By registering prospects on termination of the listing, the broker is entitled to a full listing fee should one of the prospects return to buy the property within a set period of time after temination of the employment, called a safety period. Thus, it is prudent for a broker and his listing agent to give notice identifying prospective buyers on the premature termination of the listing by cancellation.

Editor’s note — The broker cannot require the client to relist with him if he decides to buy or sell within the safety period. This coupling of the cancellation to future employment would be an illegal tying arrangement. [Calif. Business and Professions Code §16727]

Reimbursement on cancellation

A cancellation agreement can also call for a client to pay the broker compensation for his and his agent’s time, effort and monies expended during the employment under the listing. The client and broker can negotiate an appropriate hourly rate at the time of settlement.

The broker will not later be able to collect a fee should the property sell after the listing is canceled when the broker settles for a lump sum amount to end the relationship since he eliminates all further claims under the listing agreement.

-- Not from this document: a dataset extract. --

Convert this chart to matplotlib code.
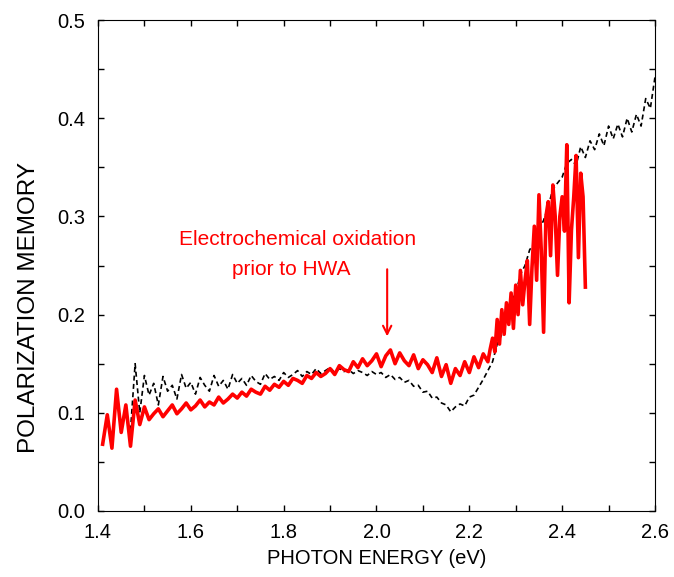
import matplotlib.pyplot as plt
from matplotlib.ticker import MultipleLocator

plt.rcParams['font.family'] = ['Liberation Sans', 'DejaVu Sans']

# red trace: electrochemical oxidation prior to HWA
red_x = [1.41, 1.42, 1.43, 1.44, 1.45, 1.46, 1.47, 1.48, 1.49, 1.50,
         1.51, 1.52, 1.53, 1.54, 1.55, 1.56, 1.57, 1.58, 1.59, 1.60,
         1.61, 1.62, 1.63, 1.64, 1.65, 1.66, 1.67, 1.68, 1.69, 1.70,
         1.71, 1.72, 1.73, 1.74, 1.75, 1.76, 1.77, 1.78, 1.79, 1.80,
         1.81, 1.82, 1.83, 1.84, 1.85, 1.86, 1.87, 1.88, 1.89, 1.90,
         1.91, 1.92, 1.93, 1.94, 1.95, 1.96, 1.97, 1.98, 1.99, 2.00,
         2.01, 2.02, 2.03, 2.04, 2.05, 2.06, 2.07, 2.08, 2.09, 2.10,
         2.11, 2.12, 2.13, 2.14, 2.15, 2.16, 2.17, 2.18, 2.19, 2.20,
         2.21, 2.22, 2.23, 2.24,
         2.245, 2.250, 2.255, 2.260, 2.265, 2.270, 2.275, 2.280, 2.285, 2.290,
         2.295, 2.300, 2.305, 2.310, 2.315, 2.320, 2.325, 2.330, 2.335, 2.340,
         2.345, 2.350, 2.355, 2.360, 2.365, 2.370, 2.375, 2.380, 2.385, 2.390,
         2.395, 2.400, 2.405, 2.410, 2.415, 2.420, 2.425, 2.430, 2.435, 2.440,
         2.445, 2.450]
red_y = [0.068, 0.098, 0.064, 0.124, 0.080, 0.108, 0.066, 0.113, 0.088, 0.106,
         0.093, 0.099, 0.104, 0.096, 0.102, 0.108, 0.099, 0.104, 0.110, 0.103,
         0.107, 0.113, 0.106, 0.111, 0.108, 0.116, 0.110, 0.114, 0.119, 0.115,
         0.121, 0.117, 0.124, 0.121, 0.119, 0.127, 0.123, 0.129, 0.126, 0.132,
         0.128, 0.135, 0.133, 0.130, 0.138, 0.135, 0.141, 0.137, 0.140, 0.145,
         0.139, 0.148, 0.144, 0.142, 0.152, 0.146, 0.155, 0.148, 0.153, 0.160,
         0.147, 0.158, 0.164, 0.150, 0.161, 0.153, 0.148, 0.159, 0.145, 0.154,
         0.149, 0.141, 0.156, 0.137, 0.149, 0.130, 0.145, 0.138, 0.152, 0.141,
         0.157, 0.146, 0.160, 0.152,
         0.165, 0.176, 0.162, 0.195, 0.170, 0.205, 0.180, 0.212, 0.190, 0.222,
         0.186, 0.230, 0.200, 0.245, 0.210, 0.235, 0.255, 0.190, 0.248, 0.290,
         0.235, 0.322, 0.265, 0.182, 0.300, 0.315, 0.260, 0.332, 0.300, 0.240,
         0.300, 0.320, 0.285, 0.373, 0.212, 0.286, 0.320, 0.362, 0.258, 0.344,
         0.320, 0.228]

# black dashed trace
black_x = [1.47, 1.48, 1.49, 1.50, 1.51, 1.52, 1.53, 1.54, 1.55, 1.56,
           1.57, 1.58, 1.59, 1.60, 1.61, 1.62, 1.63, 1.64, 1.65, 1.66,
           1.67, 1.68, 1.69, 1.70, 1.71, 1.72, 1.73, 1.74, 1.75, 1.76,
           1.77, 1.78, 1.79, 1.80, 1.81, 1.82, 1.83, 1.84, 1.85, 1.86,
           1.87, 1.88, 1.89, 1.90, 1.91, 1.92, 1.93, 1.94, 1.95, 1.96,
           1.97, 1.98, 1.99, 2.00, 2.01, 2.02, 2.03, 2.04, 2.05, 2.06,
           2.07, 2.08, 2.09, 2.10, 2.11, 2.12, 2.13, 2.14, 2.15, 2.16,
           2.17, 2.18, 2.19, 2.20, 2.21, 2.22, 2.23, 2.24, 2.25, 2.26,
           2.27, 2.28, 2.29, 2.30, 2.31, 2.32, 2.33, 2.34, 2.35, 2.36,
           2.37, 2.38, 2.39, 2.40, 2.41, 2.42, 2.43, 2.44, 2.45, 2.46,
           2.47, 2.48, 2.49, 2.50, 2.51, 2.52, 2.53, 2.54, 2.55, 2.56,
           2.57, 2.58, 2.59, 2.60]
black_y = [0.082, 0.150, 0.100, 0.138, 0.118, 0.130, 0.108, 0.137, 0.122, 0.128,
           0.114, 0.139, 0.125, 0.131, 0.119, 0.136, 0.128, 0.122, 0.138, 0.127,
           0.133, 0.124, 0.139, 0.130, 0.135, 0.128, 0.138, 0.132, 0.129, 0.140,
           0.134, 0.137, 0.133, 0.141, 0.136, 0.139, 0.143, 0.137, 0.142, 0.139,
           0.145, 0.140, 0.143, 0.146, 0.141, 0.145, 0.142, 0.144, 0.140, 0.143,
           0.141, 0.138, 0.142, 0.139, 0.141, 0.136, 0.139, 0.134, 0.136, 0.131,
           0.133, 0.127, 0.128, 0.121, 0.122, 0.115, 0.116, 0.110, 0.108, 0.101,
           0.106, 0.109, 0.107, 0.116, 0.118, 0.126, 0.134, 0.143, 0.152, 0.170,
           0.180, 0.199, 0.214, 0.221, 0.241, 0.250, 0.266, 0.273, 0.286, 0.296,
           0.310, 0.328, 0.334, 0.340, 0.354, 0.358, 0.352, 0.371, 0.360, 0.377,
           0.368, 0.384, 0.372, 0.392, 0.379, 0.394, 0.381, 0.400, 0.386, 0.404,
           0.392, 0.420, 0.410, 0.442]

fig = plt.figure(figsize=(6.74, 5.77), dpi=100)
ax = fig.add_axes([0.1454, 0.1144, 0.8264, 0.8509])

ax.plot(black_x, black_y, color='black', lw=1.2, dashes=(3, 2))
ax.plot(red_x, red_y, color='#ff0000', lw=2.6)

ax.set_xlim(1.4, 2.6)
ax.set_ylim(0.0, 0.5)
ax.xaxis.set_major_locator(MultipleLocator(0.2))
ax.xaxis.set_minor_locator(MultipleLocator(0.1))
ax.yaxis.set_major_locator(MultipleLocator(0.1))
ax.yaxis.set_minor_locator(MultipleLocator(0.05))
ax.xaxis.set_major_formatter(plt.FormatStrFormatter('%.1f'))
ax.yaxis.set_major_formatter(plt.FormatStrFormatter('%.1f'))
ax.tick_params(which='both', direction='in', top=True, right=True,
               labelsize=14.5, pad=9, width=1, length=4)

ax.set_xlabel('PHOTON ENERGY (eV)', fontsize=14.5, labelpad=5)
ax.set_ylabel('POLARIZATION MEMORY', fontsize=17.5)
ax.yaxis.set_label_coords(-0.105, 0.415)

ax.text(1.831, 0.276, 'Electrochemical oxidation', color='#ff0000',
        fontsize=15, ha='center', va='center')
ax.text(1.816, 0.246, 'prior to HWA', color='#ff0000',
        fontsize=15, ha='center', va='center')
ax.annotate('', xy=(2.023, 0.175), xytext=(2.023, 0.249),
            arrowprops=dict(arrowstyle='->,head_length=0.6,head_width=0.3',
                            color='#ff0000', lw=1.5))

fig.savefig('out.png', dpi=100)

However, by entering into a settlement the broker would be compensated immediately, on cancellation, rather than waiting for a transaction that might not happen. With a cash settlement, the broker can ensure he will not be out-of-pocket on this listing.

If the broker believes the client may use his services in the future, or will refer other clients, a cash settlement for out-of-pocket expenses is a fair alternative.

By being reasonable, both about the client’s decision to cancel and about the value of his professional services, the broker is bargaining for continued good will.

At the same time, the client obtains his objective — cancellation of the listing agreement — while the broker remains protected, just in case the property is relisted, sold, or leased.